What is there to monitor?

Branded Keywords

Before you delve too deep into the industry you’re operating in, the first step is to monitor your own brand. You should look to track your brand name first – but make sure you also include variations of how your brand may be perceived online – such as acronyms, misspellings and common phrases.

If there’s a word associated with your brand name that can be used in a similar context – these are just as important. It also helps to track phrases that include your brand name – perhaps a short description afterwards, such as ‘Coca-Cola soft drink’

Topics and industry trends

Here you should be monitoring the big picture view of the topic you’re looking to cover. Start searching for key topics associated with your brand.

This provides you with insights surrounding phrases your audience use to talk about key topics in your industry.
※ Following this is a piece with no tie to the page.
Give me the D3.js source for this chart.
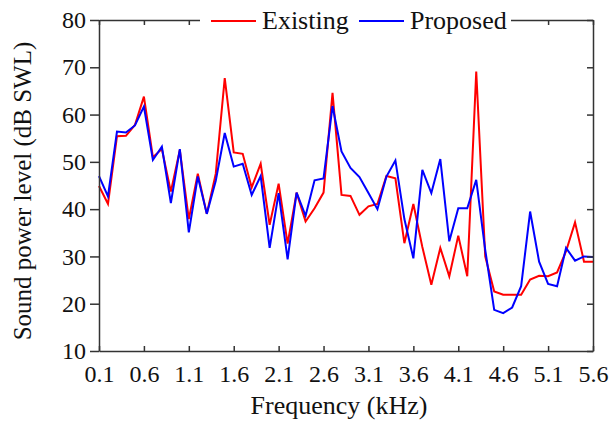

You can then start to pinpoint certain trends that can benefit your content and marketing campaigns.

To get an even better view of topic and industry trends, you can start to focus on web search data and the analytics behind your website. With brand monitoring platforms you can take the same keywords relevant to specific topics and industry trends and see how often they are searched for using search engines.

Influencers and industry micro-influencers

There are so many influencers taking to social media these days that the world of social is becoming somewhat saturated. However, with the help of micro-influencers – individuals with between 1000 and 10,000 followers on a social media platform – there’s still the opportunity to benefit your individual brand strategies.

The reason micro-influencers are so vital to understanding your audience – as well as a key component of brand monitoring – is that they both exemplify and influence your overall audience as well as the individual segments within that audience.

If you can come up with a group of micro-influencers using brand monitoring tools, you can use them for testing out new content strategies or marketing campaigns.

The best way to find micro-influencers is – you guessed it – brand monitoring. You can delve into conversations surrounding topics relevant to your brand to identify social accounts engaging with these the most who have a significant number of followers. These are your micro-influencers.

Brand monitoring is now becoming an essential asset to the success of a business – not only because it gives you a better understanding of your audience. It also influences much of what your brand represents, as well as how your brand is represented.

With brand monitoring you can significantly improve your understanding of what makes a successful marketing and communication strategy – and stay ahead of the competition as you continuously learn what’s working – and what isn’t – in real time.